The US experienced shocking shortages during the global pandemic.
I'm not personally a huge fan of tariffs as the way to keep manufacturing local, but I think it's a goal worth pursuing.
And I value of impact of global trade toward peace, and I'm increasingly inclined to believe it's critical for our survival as a race.
But I'm sympathetic to having some provision for ensuring local production of basic necessities. It's foolish to always assume that someone will be willing and able to ship what we need halfway across the globe.
I'm not sure that tariffs are an acceptable answer, but I am sure that we need to stop assuming there will always be another impoverished nation excited to be exploited to produce things for us cheap.
It's wise to have some provision for locally producing critical things.
What will get manufactured locally will be the things where there's enough margin in it. Nothing to do with how vital or desirable it might be to make locally.
Except corn, which is heavily subsidized in the US.
(I suspect the primary motive is to provide an alternative fuel for the war machine, sadly. But corn is also useable as local transport fuel and even food, which is nice.)
I'm in favor of additional subsidies to support local manufacturing of critical products, to protect the local population against the whims of the global market.
I'm not a huge fan of tariffs, but in theory tariffs can get the same job done. And I'm willing to concede that a balance between subsidies and tariffs might be the sweet spot for practicality, or might be a necessary a step on the journey to pragmatic people centric policies.

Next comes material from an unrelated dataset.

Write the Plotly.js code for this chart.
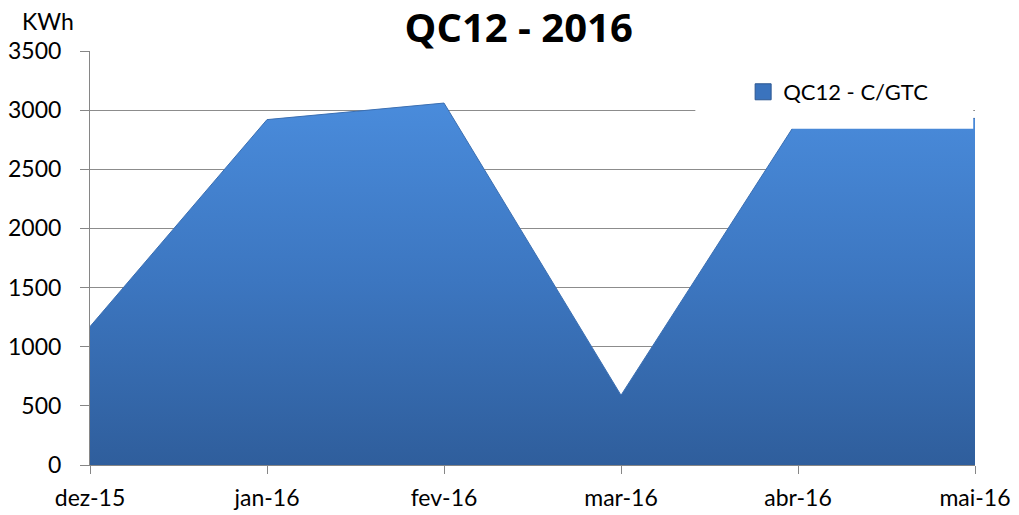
<!DOCTYPE html>
<html>
<head>
<meta charset="utf-8">
<script src="https://cdn.plot.ly/plotly-3.0.1.min.js"></script>
<style>html,body{margin:0;padding:0;background:#fff;}#chart{width:1019px;height:515px;}</style>
</head>
<body>
<div id="chart"></div>
<script>
const categories = ["dez-15", "jan-16", "fev-16", "mar-16", "abr-16", "mai-16"];
const seriesName = "QC12 - C/GTC";
const values = [1170, 2920, 3060, 590, 2920, 2930];
const yTicks = [0, 500, 1000, 1500, 2000, 2500, 3000, 3500];

const FONT = "Lato, Carlito, 'Open Sans', sans-serif";
const TITLE_FONT = "'Open Sans', Lato, sans-serif";

const areaTrace = {
  type: "scatter",
  mode: "lines",
  x: categories,
  y: values,
  name: seriesName,
  fill: "tozeroy",
  line: {color: "#3B6FB2", width: 1},
  fillgradient: {
    type: "vertical",
    start: 0,
    stop: 3100,
    colorscale: [[0, "#2F5E9C"], [0.5, "#3C76C0"], [1, "#4A8CDC"]]
  },
  showlegend: false,
  hoverinfo: "x+y"
};

// legend-only entry so the swatch is a square like the reference
const legendTrace = {
  type: "scatter",
  mode: "markers",
  x: [null],
  y: [null],
  name: seriesName,
  marker: {symbol: "square", size: 16, color: "#3A73BD", line: {color: "#2B5791", width: 1}},
  showlegend: true,
  hoverinfo: "skip"
};

const layout = {
  width: 1019,
  height: 515,
  paper_bgcolor: "#ffffff",
  plot_bgcolor: "#ffffff",
  margin: {l: 90, r: 44, t: 51, b: 50},
  font: {family: FONT, size: 23, color: "#000"},
  title: {
    text: "<b>QC12 - 2016</b>",
    font: {family: TITLE_FONT, size: 40, color: "#000"},
    x: 0.509, xanchor: "center",
    y: 0.945, yanchor: "middle"
  },
  xaxis: {
    type: "category",
    range: [0, 5],
    showgrid: false,
    showline: true,
    linecolor: "#868686",
    linewidth: 1,
    ticks: "outside",
    ticklen: 8,
    tickcolor: "#868686",
    ticklabelstandoff: 4,
    tickfont: {family: FONT, size: 23, color: "#000"},
    zeroline: false,
    fixedrange: true
  },
  yaxis: {
    range: [0, 3500],
    tickvals: yTicks,
    ticktext: yTicks.map(String),
    showgrid: true,
    gridcolor: "#8C8C8C",
    gridwidth: 1,
    showline: true,
    linecolor: "#868686",
    ticks: "outside",
    ticklen: 9,
    tickcolor: "#868686",
    ticklabelstandoff: 14,
    tickfont: {family: FONT, size: 23, color: "#000"},
    zeroline: false,
    fixedrange: true
  },
  shapes: [{
    type: "rect", xref: "paper", yref: "paper",
    x0: 0.684, x1: 0.998, y0: 0.812, y1: 0.978,
    fillcolor: "#ffffff", line: {width: 0}, layer: "above"
  }],
  legend: {
    x: 0.738, y: 0.901, xanchor: "left", yanchor: "middle",
    bgcolor: "rgba(255,255,255,0)",
    font: {family: FONT, size: 22, color: "#000"},
    itemwidth: 30
  },
  annotations: [{
    text: "KWh",
    xref: "paper", yref: "paper",
    x: -0.048, y: 1.072, xanchor: "center", yanchor: "middle",
    showarrow: false,
    font: {family: FONT, size: 23, color: "#000"}
  }]
};

Plotly.newPlot("chart", [areaTrace, legendTrace], layout, {displayModeBar: false, staticPlot: true});
</script>
</body>
</html>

More to your point, I think we agree on that.
My point is that government is for when the open market fails.
Providing margin against known common disasters and shortages is a great use of government power to distort a market.
Tariffs and subsidies can close the gap to provide incentive to have local production of things like clean water, food, power, medical supplies, and computer chips.
In my ideal case, each government would provide consistent local demand, and ship the excess product as goodwill donations to neighbors in need.
We actually see some of that now, but 2020 revealed a number of substantial gaps.